I downloaded OSSv4 from 4front, installed and rebooted, wow it sounds clearer and lauder, I can control all channels and features of the sound card (dual outputs, dual mic inputs, etc), and the per application volume controls is just lovely.
Now I only have a few problems with apps that use alsa exclusively (kmix and others), but main applications do well (mplayer, amarok).
no you're all wrong. (well sort of, but "no a few of you may not be entirely right" didn't have any punch to it.)
first, alsa has worked out of the box with the last three ac97 motherboard-integrated sound cards i've used. fie on your oss.
furthermore, the collective grousings about jack in the comments have so far not arrived at anything like what it's for, what it does, or how it works. it was made to move audio data between applications which process such audio data in real time. getting the audio out of a sound card may be necessary, but it's secondary. jack moves (so far) two tracks of 88.2kHz audio from my firewire audio interface into ardour, through echo plugins and equalizers and yes a software mixer, onto my hard disk or back out to my headphones, in under 5 ms (i haven't tuned it that well). jack also isn't fixed upon alsa: all of the above happens apart from alsa.
if you record things, i recommend the presonus firebox, recent versions of jack which contain the ffado driver previously known as freebob, and ardour.
Jarred,
Of course ALSA works with AC97, that chipset is like the lowest common denominator, I doubt there's anything that *doesn't* work with that chipset.
If you're using an AC97 chipset though, it follows that you can't be doing any serious audio work of any kind.

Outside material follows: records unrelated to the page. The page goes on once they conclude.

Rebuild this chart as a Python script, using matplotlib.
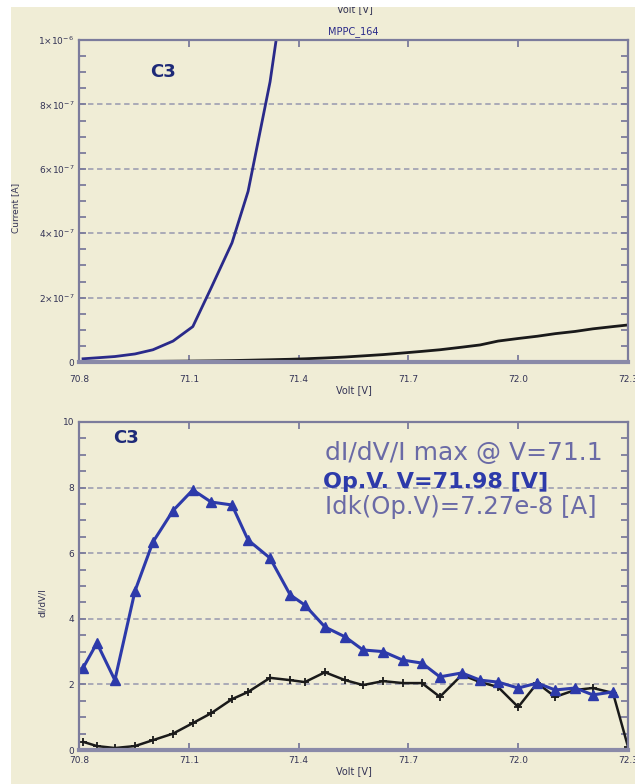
import matplotlib
matplotlib.use("Agg")
import matplotlib.pyplot as plt
from matplotlib.patches import Rectangle
from matplotlib.ticker import MultipleLocator, FixedLocator

BG = '#f0edd6'
NAVY = '#2a2a8a'
BLUE = '#2d3aaa'
TEXT_GREY = '#6a6aa6'
SPINE = '#7c7c9c'
GRID = '#a4a4b4'

# sample voltages [V]
volts = [70.811, 70.849, 70.898, 70.953, 71.002, 71.057, 71.111, 71.161,
         71.218, 71.262, 71.322, 71.377, 71.417, 71.472, 71.527, 71.576,
         71.631, 71.685, 71.737, 71.786, 71.846, 71.896, 71.945, 72.000,
         72.052, 72.101, 72.156, 72.204, 72.259]
volts_dark = volts + [72.300]

# current [A]
cur_blue = [1.0e-8, 1.3e-8, 1.7e-8, 2.5e-8, 3.8e-8, 6.5e-8, 1.1e-7, 2.3e-7,
            3.7e-7, 5.3e-7, 8.7e-7, 1.3e-6]
cur_dark = [1.0e-9, 1.0e-9, 1.2e-9, 1.5e-9, 2.0e-9, 2.5e-9, 3.0e-9, 3.6e-9,
            4.5e-9, 5.5e-9, 7.0e-9, 8.5e-9, 1.0e-8, 1.25e-8, 1.55e-8, 1.9e-8,
            2.3e-8, 2.8e-8, 3.3e-8, 3.8e-8, 4.6e-8, 5.3e-8, 6.5e-8, 7.3e-8,
            8.0e-8, 8.8e-8, 9.5e-8, 1.03e-7, 1.1e-7, 1.15e-7]

# dI/dV/I [1/V]
didv_blue = [2.5, 3.26, 2.13, 4.85, 6.34, 7.3, 7.93, 7.56, 7.47, 6.4, 5.85,
             4.73, 4.42, 3.75, 3.45, 3.05, 3.0, 2.74, 2.65, 2.23, 2.35, 2.13,
             2.07, 1.89, 2.04, 1.83, 1.89, 1.68, 1.77]
didv_dark = [0.25, 0.12, 0.06, 0.12, 0.3, 0.5, 0.82, 1.12, 1.55, 1.77, 2.2,
             2.13, 2.07, 2.37, 2.13, 1.98, 2.1, 2.04, 2.04, 1.62, 2.29, 2.07,
             1.92, 1.31, 2.04, 1.62, 1.83, 1.89, 1.74, 0.1]

xticks = [70.8, 71.1, 71.4, 71.7, 72.0, 72.3]
cur_ticks = [0, 2e-7, 4e-7, 6e-7, 8e-7, 1e-6]
cur_labels = ['0', r'$2{\times}10^{-7}$', r'$4{\times}10^{-7}$',
              r'$6{\times}10^{-7}$', r'$8{\times}10^{-7}$', r'$1{\times}10^{-6}$']

W, H = 635, 784
fig = plt.figure(figsize=(W / 100, H / 100), dpi=100)
fig.patch.set_facecolor(BG)


def box(l, t, r, b):
    return [l / W, 1 - b / H, (r - l) / W, (b - t) / H]


def style(ax, minor, xpad):
    ax.set_facecolor(BG)
    ax.set_xlim(70.8, 72.3)
    ax.xaxis.set_major_locator(FixedLocator(xticks))
    ax.xaxis.set_major_formatter(matplotlib.ticker.FormatStrFormatter('%.1f'))
    ax.yaxis.set_minor_locator(MultipleLocator(minor))
    ax.tick_params(axis='both', which='both', direction='in', top=True,
                   right=True, colors=SPINE, labelcolor='#333355',
                   labelsize=6.5)
    ax.tick_params(axis='y', which='major', length=5, width=1.3)
    ax.tick_params(axis='y', which='minor', length=5, width=1.3)
    ax.tick_params(axis='x', which='major', length=5, width=1.3, pad=xpad)
    for s in ['top', 'left', 'right']:
        ax.spines[s].set_color(SPINE)
        ax.spines[s].set_linewidth(1.6)
    ax.spines['bottom'].set_color('#8a8aa8')
    ax.spines['bottom'].set_linewidth(3)
    ax.grid(axis='y', which='major', color=GRID, linestyle=(0, (3, 2)),
            linewidth=1.3)
    ax.set_axisbelow(True)
    ax.set_xlabel('Volt [V]', fontsize=7, color='#333355', labelpad=1)


# current vs voltage
ax1 = fig.add_axes(box(79, 40, 628, 362))
style(ax1, 5e-8, 9)
ax1.plot(volts_dark, cur_dark, color='#1a1a1a', lw=2.0)
ax1.plot(volts[:len(cur_blue)], cur_blue, color=NAVY, lw=2.0)
ax1.set_ylim(0, 1e-6)
ax1.set_yticks(cur_ticks)
ax1.set_yticklabels(cur_labels)
ax1.set_ylabel('Current [A]', fontsize=6.5, color='#333355')
ax1.yaxis.set_label_coords(-0.108, 0.48)
ax1.set_title('MPPC_164', fontsize=7, color=NAVY, pad=4)
ax1.text(0.13, 0.9, 'C3', transform=ax1.transAxes, fontsize=13,
         fontweight='bold', color='#1e2a78', va='center', ha='left')

# dI/dV/I vs voltage
ax2 = fig.add_axes(box(79, 422, 628, 750))
style(ax2, 0.5, 4)
ax2.plot(volts_dark, didv_dark, color='#1a1a1a', lw=1.8, marker='+',
         markersize=6, markeredgewidth=1.3)
ax2.plot(volts, didv_blue, color=BLUE, lw=2.2, marker='^', markersize=7,
         markerfacecolor=BLUE, markeredgecolor=BLUE)
ax2.set_ylim(0, 10)
ax2.set_yticks([0, 2, 4, 6, 8, 10])
ax2.set_ylabel('dI/dV/I', fontsize=6.5, color='#333355')
ax2.yaxis.set_label_coords(-0.058, 0.45)
ax2.text(0.063, 0.95, 'C3', transform=ax2.transAxes, fontsize=13,
         fontweight='bold', color='#1e2a78', va='center', ha='left')
ax2.text(0.448, 0.905, 'dI/dV/I max @ V=71.1', transform=ax2.transAxes,
         fontsize=18, color=TEXT_GREY, va='center', ha='left')
ax2.text(0.445, 0.817, 'Op.V. V=71.98 [V]', transform=ax2.transAxes,
         fontsize=16, fontweight='bold', color=BLUE, va='center', ha='left')
ax2.text(0.448, 0.741, 'Idk(Op.V)=7.27e-8 [A]', transform=ax2.transAxes,
         fontsize=17.5, color=TEXT_GREY, va='center', ha='left')

# axis label above the upper plot, partly hidden by the white margin
fig.text(355 / W, 1 - 9 / H, 'Volt [V]', fontsize=7, color='#333355',
         ha='center', va='center')

# white margins on top and left
fig.patches.append(Rectangle((0, 1 - 7 / H), 1, 7 / H, transform=fig.transFigure,
                             facecolor='white', edgecolor='none', zorder=10))
fig.patches.append(Rectangle((0, 0), 11 / W, 1, transform=fig.transFigure,
                             facecolor='white', edgecolor='none', zorder=10))

fig.savefig('out.png', dpi=100, facecolor=fig.get_facecolor())
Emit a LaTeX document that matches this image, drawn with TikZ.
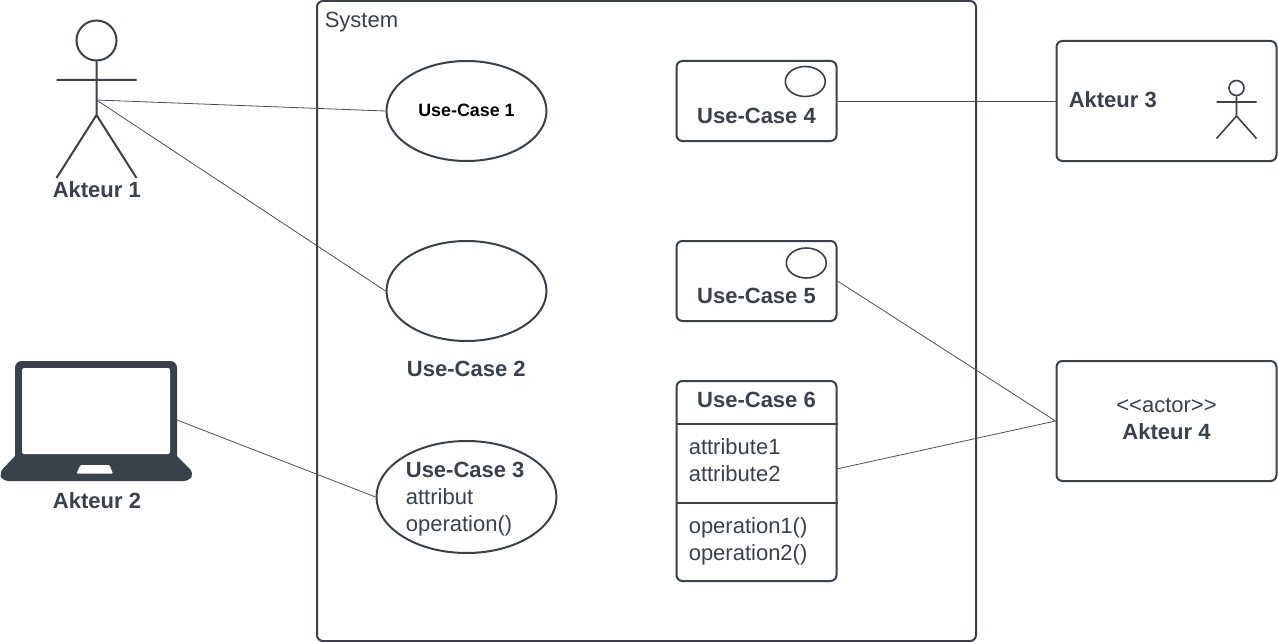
\documentclass[tikz,border=0pt]{standalone}
\usepackage{fontspec}
\setmainfont{Liberation Sans}
\usetikzlibrary{shapes.geometric,calc}
\definecolor{ink}{HTML}{3A414A}
\definecolor{wire}{HTML}{4A5058}
\newcommand{\txtB}{\fontsize{16.5}{20.25}\selectfont\bfseries}
\newcommand{\txtR}{\fontsize{16.5}{20.25}\selectfont}
\tikzset{
  box/.style={draw=ink,line width=1.5pt,rounded corners=4.5pt,inner sep=0pt,fill=white},
  oval/.style={draw=ink,line width=1.5pt,ellipse,inner sep=0pt,fill=white},
  wirelink/.style={draw=wire,line width=.6pt},
  limb/.style={draw=ink,line width=1.5pt},
  lab/.style={text=ink,inner sep=0pt,font=\txtB},
  plain/.style={text=ink,inner sep=0pt,font=\txtR,align=left},
}
\begin{document}
\begin{tikzpicture}[x=.75pt,y=-.75pt]
\useasboundingbox (0,0) rectangle (1278,642);
\fill[white] (0,0) rectangle (1278,642);
% system
\node[box,minimum width=494.25pt,minimum height=480pt] (sys) at (646.5,321) {};
\node[plain,anchor=west] (systxt) at (324.5,22) {System};
% use cases
\node[oval,minimum width=120pt,minimum height=75pt] (uc1) at (466.5,111) {};
\node[text=black,inner sep=0pt,font=\fontsize{13.4}{16}\selectfont\bfseries] (uc1t) at (466.5,110.5) {Use-Case 1};
\node[oval,minimum width=120pt,minimum height=75pt] (uc2) at (466.5,291) {};
\node[lab] (uc2t) at (466.3,369.3) {Use-Case 2};
\node[oval,minimum width=135pt,minimum height=84pt] (uc3) at (466.5,497) {};
\node[plain,anchor=north west] (uc3t) at (405.6,462) {\textbf{Use-Case 3}\\attribut\\operation()};
\node[box,minimum width=120pt,minimum height=60pt] (uc4) at (756.5,101) {};
\node[oval,line width=1.2pt,minimum width=30pt,minimum height=22.5pt] (uc4i) at (805.3,81.5) {};
\node[lab] (uc4t) at (756.5,116) {Use-Case 4};
\node[box,minimum width=120pt,minimum height=60pt] (uc5) at (756.5,281) {};
\node[oval,line width=1.2pt,minimum width=30pt,minimum height=22.5pt] (uc5i) at (806.3,263) {};
\node[lab] (uc5t) at (756.5,296) {Use-Case 5};
\node[box,minimum width=120pt,minimum height=150pt] (uc6) at (756.5,481) {};
\draw[limb] (uc6.west |- 0,423.5) coordinate (d1a) -- (uc6.east |- 0,423.5) coordinate (d1b);
\draw[limb] (uc6.west |- 0,502.5) coordinate (d2a) -- (uc6.east |- 0,502.5) coordinate (d2b);
\node[lab] (uc6t) at (756.5,400) {Use-Case 6};
\node[plain,anchor=north west] (uc6a) at (688.5,438.5) {attribute1\\attribute2};
\node[plain,anchor=north west] (uc6o) at (688.5,517) {operation1()\\operation2()};
% actor 3 box
\node[box,minimum width=165pt,minimum height=90pt] (a3) at (1166.5,101) {};
\node[lab,anchor=west] (a3t) at (1068.5,99.5) {Akteur 3};
\node[circle,draw=ink,line width=1.2pt,minimum size=11.25pt,inner sep=0pt] (a3h) at (1236.5,88) {};
\coordinate (a3hip) at (1236.5,116);
\draw[limb,line width=1.2pt] (a3h.south) -- (a3hip) (1216.5,102) -- (1256.5,102) (1216.5,138.5) -- (a3hip) -- (1256.5,138.5);
% actor 4 box
\node[box,minimum width=165pt,minimum height=90pt] (a4) at (1166.5,421) {};
\node[plain,align=center] (a4s) at (1166.5,405) {<{}<actor>{}>};
\node[lab] (a4t) at (1166.5,431.5) {Akteur 4};
% actor 1
\node[circle,draw=ink,line width=1.5pt,minimum size=30pt,inner sep=0pt] (a1h) at (96.5,40.5) {};
\coordinate (a1c) at (96.5,100);
\coordinate (a1hip) at (96.5,115);
\draw[limb] (a1h.south) -- (a1hip) (56.5,80) -- (136.5,80) (56.5,178) -- (a1hip) -- (136.5,178);
\node[lab] (a1t) at (96.8,190) {Akteur 1};
% laptop
\coordinate (lapR) at (177,420);
\fill[ink,rounded corners=5pt,even odd rule] (15,462) -- (15,361) -- (177,361) -- (177,462) -- cycle;
\fill[white,rounded corners=1.5pt] (22,454) -- (22,368) -- (170,368) -- (170,454) -- cycle;
\fill[ink] (15.5,455.5) -- (176.5,455.5) [rounded corners=4pt] -- (194,473) -- (189,481) -- (3,481) -- (-1,473) [sharp corners] -- cycle;
\fill[white,rounded corners=.8pt] (80.5,465) -- (109.5,465) -- (113,473.5) -- (76.5,473.5) -- cycle;
\node[lab] (a2t) at (97,501) {Akteur 2};
% connectors
\coordinate (uc6p) at (836.5,469);
\draw[wirelink] (a1c) -- (uc1.west);
\draw[wirelink] (a1c) -- (uc2.west);
\draw[wirelink] (lapR) -- (uc3.west);
\draw[wirelink] (uc4.east) -- (a3.west);
\draw[wirelink] (uc5.east) -- (a4.west);
\draw[wirelink] (uc6p) -- (a4.west);
\end{tikzpicture}
\end{document}
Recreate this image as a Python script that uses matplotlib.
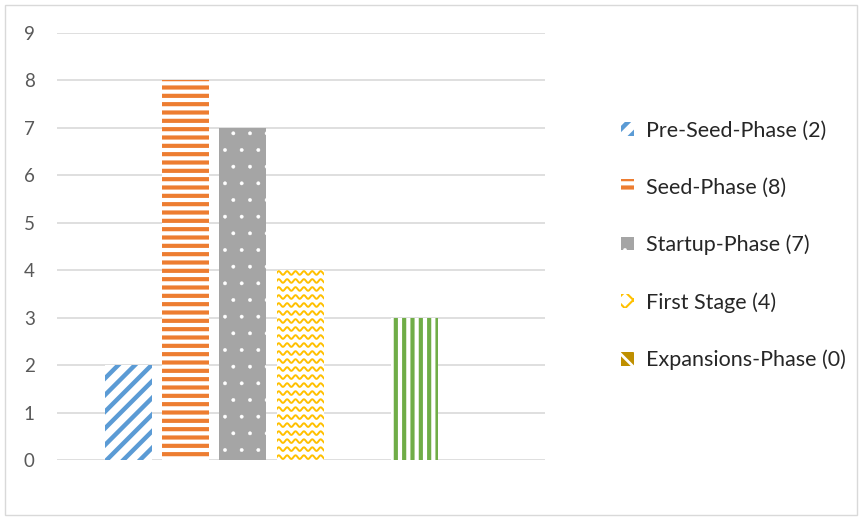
import matplotlib
matplotlib.use("Agg")
import matplotlib.pyplot as plt
import numpy as np
from matplotlib.patches import Rectangle

plt.rcParams['font.family'] = ['Lato', 'DejaVu Sans']

series = ["Pre-Seed-Phase (2)", "Seed-Phase (8)", "Startup-Phase (7)",
          "First Stage (4)", "Expansions-Phase (0)", "Later-Stage (3)", "Other (0)"]
values = [2, 8, 7, 4, 0, 3, 0]
legend_count = 5
yticks = list(range(0, 10))

colors = ["#5B9BD5", "#ED7D31", "#A5A5A5", "#FFC000", "#BF8F00", "#70AD47", "#4472C4"]

fig = plt.figure(figsize=(8.62, 5.18), dpi=100)
ax = fig.add_axes([0.0661, 0.112, 0.5661, 0.8243])

width = 0.82
x = np.arange(len(values))


def hbar(i, hlw, **kw):
    with plt.rc_context({'hatch.linewidth': hlw}):
        b = ax.bar(x[i], values[i], width, linewidth=0, zorder=3, **kw)
    p = b[0]
    if hasattr(p, "set_hatch_linewidth"):
        p.set_hatch_linewidth(hlw)
    return p


hatch_lws = [3.2, 3.0, 0.3, 1.5, 2.0]
handles = []
handles.append(hbar(0, hatch_lws[0], facecolor="white", edgecolor=colors[0], hatch="//"))
handles.append(hbar(1, hatch_lws[1], facecolor="white", edgecolor=colors[1], hatch="--"))
handles.append(hbar(2, hatch_lws[2], facecolor=colors[2], edgecolor="white", hatch="."))
yb = hbar(3, 1.0, facecolor="white", edgecolor="white")
handles.append(yb)
x0 = x[3] - width / 2
xs = np.linspace(x0 - 0.1, x0 + width + 0.1, 400)
row = 8 / 47.4
per = 8.4 / 57.3
amp = 1.8 / 47.4
for k in range(int(values[3] / row) + 2):
    ys = k * row + 0.06 + amp * np.sin(2 * np.pi * (xs - x0) / per)
    ln, = ax.plot(xs, ys, color=colors[3], lw=1.4, zorder=4)
    ln.set_clip_path(yb)
handles.append(hbar(4, hatch_lws[4], facecolor=colors[4], edgecolor="white", hatch="\\\\"))
hbar(5, 3.0, facecolor="white", edgecolor=colors[5], hatch="||")
hbar(6, 1.0, facecolor=colors[6])

leg_handles = []
for i in range(legend_count):
    if i == 3:
        with plt.rc_context({'hatch.linewidth': 1.5}):
            r = Rectangle((0, 0), 1, 1, facecolor="white", edgecolor=colors[3],
                          hatch="xx", linewidth=0)
        leg_handles.append(r)
    else:
        leg_handles.append(handles[i])

ax.set_xlim(-1.25, 7.28)
ax.set_ylim(0, 9)
ax.set_yticks(yticks)
ax.set_yticklabels([str(t) for t in yticks], fontsize=13.5, color="#595959")
ax.set_xticks([])
ax.tick_params(axis="y", length=0, pad=16)
for s in ax.spines.values():
    s.set_visible(False)
ax.yaxis.grid(True, color="#D9D9D9", linewidth=1.2, zorder=0)
ax.set_axisbelow(True)

leg = fig.legend(leg_handles, series[:legend_count], loc="upper left",
                 bbox_to_anchor=(0.6985, 0.805), frameon=False, fontsize=15.5,
                 handlelength=0.6, handleheight=0.6, handletextpad=0.55,
                 labelspacing=1.72, labelcolor="#262626")
lh = getattr(leg, "legend_handles", None) or getattr(leg, "legendHandles", [])
for h, w in zip(lh, hatch_lws):
    if hasattr(h, "set_hatch_linewidth"):
        h.set_hatch_linewidth(w)

fig.add_artist(Rectangle((0.006, 0.006), 0.988, 0.985, transform=fig.transFigure,
                         fill=False, edgecolor="#D9D9D9", linewidth=1))

fig.savefig("out.png", dpi=100)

This post was written *very* strongly from the perspective of a newb audio programmer that has no need for more than one sound card.
Anyone who has tried to do anything at all pro-audio with linux knows that jack is the answer, at least for their needs. Granted, it's not very well set up for the 95% of people who only have 1 card and just want it to work without thinking about it (hint to jack devs and distro people), but it is by far the technologically superior option, for reasons like latency, mixing, filtering options, flexibility, etc.
Just try running this with OSS:
Roland 10 channel in/out USB external sound card
I agree. ALSA is a complete pile of junk that was chosen because of politics and not invented here syndrome. Those previous idiots who think JACK is something amazing need to get a clue too. ASIO in windows and coreaudio in osx do what JACK tries to do easier and without crashing all the time. Also to the previous idiot who thinks tha ALSA is a requirement for "serious" audio work in linux:
Get a clue, There is nothing serious about audio in linux apart from joke applications like ardour
and even if there were nothing precludes using OSS instead of ALSA.
Jared: Regarding out-of-the-box support, both my gaming rigs (bought in 2004 and 2007) are (anecdotal, but anyway) evidence to the contrary. Ubuntu Gutsy (7.10) was the first *nix where I managed to get 5.1 optical out. But of course they started with PulseAudio in Hardy, so now it's back to the drawing board.
The article isn't quite old-school enough. The first product WAS the Sound Blaster, followed by the Sound Blaster Pro.
The Sound Blaster got a leg-up in the market because it had Adlib (another sound card) emulation built in.
Absolutely lovely. I installed and I don't think I'll ever go back to alsa. My music collection sounds crystal clear again (yes!, I can actually hear a difference :)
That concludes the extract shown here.